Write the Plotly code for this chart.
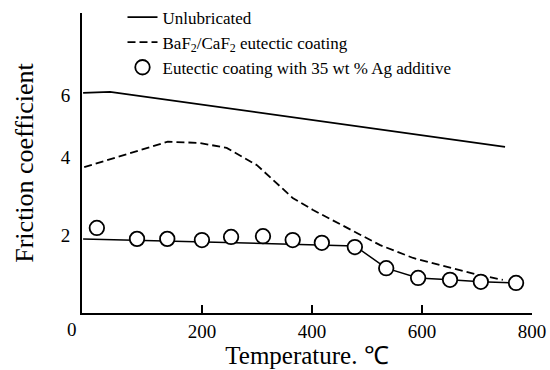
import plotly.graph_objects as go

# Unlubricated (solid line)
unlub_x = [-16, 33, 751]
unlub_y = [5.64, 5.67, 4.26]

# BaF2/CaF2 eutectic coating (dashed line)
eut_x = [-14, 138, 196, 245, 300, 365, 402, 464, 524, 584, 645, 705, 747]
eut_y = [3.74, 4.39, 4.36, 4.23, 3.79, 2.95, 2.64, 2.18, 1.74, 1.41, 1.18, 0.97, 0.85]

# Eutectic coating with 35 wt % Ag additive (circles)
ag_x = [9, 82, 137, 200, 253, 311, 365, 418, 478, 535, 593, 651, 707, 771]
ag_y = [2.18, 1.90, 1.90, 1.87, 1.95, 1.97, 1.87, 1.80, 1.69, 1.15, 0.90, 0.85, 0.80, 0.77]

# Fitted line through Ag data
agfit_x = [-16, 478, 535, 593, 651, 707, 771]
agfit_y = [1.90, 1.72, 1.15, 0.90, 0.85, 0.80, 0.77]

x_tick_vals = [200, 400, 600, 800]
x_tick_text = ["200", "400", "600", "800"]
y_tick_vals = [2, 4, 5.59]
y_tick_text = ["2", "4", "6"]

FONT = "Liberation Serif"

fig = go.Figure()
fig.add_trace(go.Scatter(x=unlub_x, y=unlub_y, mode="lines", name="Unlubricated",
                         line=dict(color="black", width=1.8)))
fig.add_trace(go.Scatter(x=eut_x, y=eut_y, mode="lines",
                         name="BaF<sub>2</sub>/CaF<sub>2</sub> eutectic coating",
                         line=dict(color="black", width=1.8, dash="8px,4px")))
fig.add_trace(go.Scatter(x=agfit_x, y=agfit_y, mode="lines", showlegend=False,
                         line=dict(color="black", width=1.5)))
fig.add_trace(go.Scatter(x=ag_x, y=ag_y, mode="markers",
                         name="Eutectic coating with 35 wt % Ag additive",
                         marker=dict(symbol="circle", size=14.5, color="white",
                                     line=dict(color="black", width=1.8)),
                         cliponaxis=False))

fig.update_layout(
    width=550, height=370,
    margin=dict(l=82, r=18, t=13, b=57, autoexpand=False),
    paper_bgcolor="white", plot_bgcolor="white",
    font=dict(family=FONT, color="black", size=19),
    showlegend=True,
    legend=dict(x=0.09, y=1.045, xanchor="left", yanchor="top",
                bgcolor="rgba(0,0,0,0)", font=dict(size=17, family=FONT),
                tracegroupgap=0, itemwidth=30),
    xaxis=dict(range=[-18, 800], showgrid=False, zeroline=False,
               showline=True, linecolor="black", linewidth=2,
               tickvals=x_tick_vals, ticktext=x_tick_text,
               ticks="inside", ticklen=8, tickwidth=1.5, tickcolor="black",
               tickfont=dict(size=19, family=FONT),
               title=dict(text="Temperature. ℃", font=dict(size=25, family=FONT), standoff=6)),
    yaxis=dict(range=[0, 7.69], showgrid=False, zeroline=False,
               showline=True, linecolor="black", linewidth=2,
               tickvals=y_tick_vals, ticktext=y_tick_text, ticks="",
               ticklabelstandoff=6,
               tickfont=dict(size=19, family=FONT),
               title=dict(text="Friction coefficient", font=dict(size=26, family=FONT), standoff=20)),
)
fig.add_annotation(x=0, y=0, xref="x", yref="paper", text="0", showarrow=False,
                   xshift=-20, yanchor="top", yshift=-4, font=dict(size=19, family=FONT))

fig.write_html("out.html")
•••
### STATED EXERCISE
Exactly restate the lines from the beginning of the data through the line with "unlub_y = [5.64, 5.67, 4.26]", and no others, keeping pictures out.

### SOLUTION
Write the Plotly code for this chart.
import plotly.graph_objects as go

# Unlubricated (solid line)
unlub_x = [-16, 33, 751]
unlub_y = [5.64, 5.67, 4.26]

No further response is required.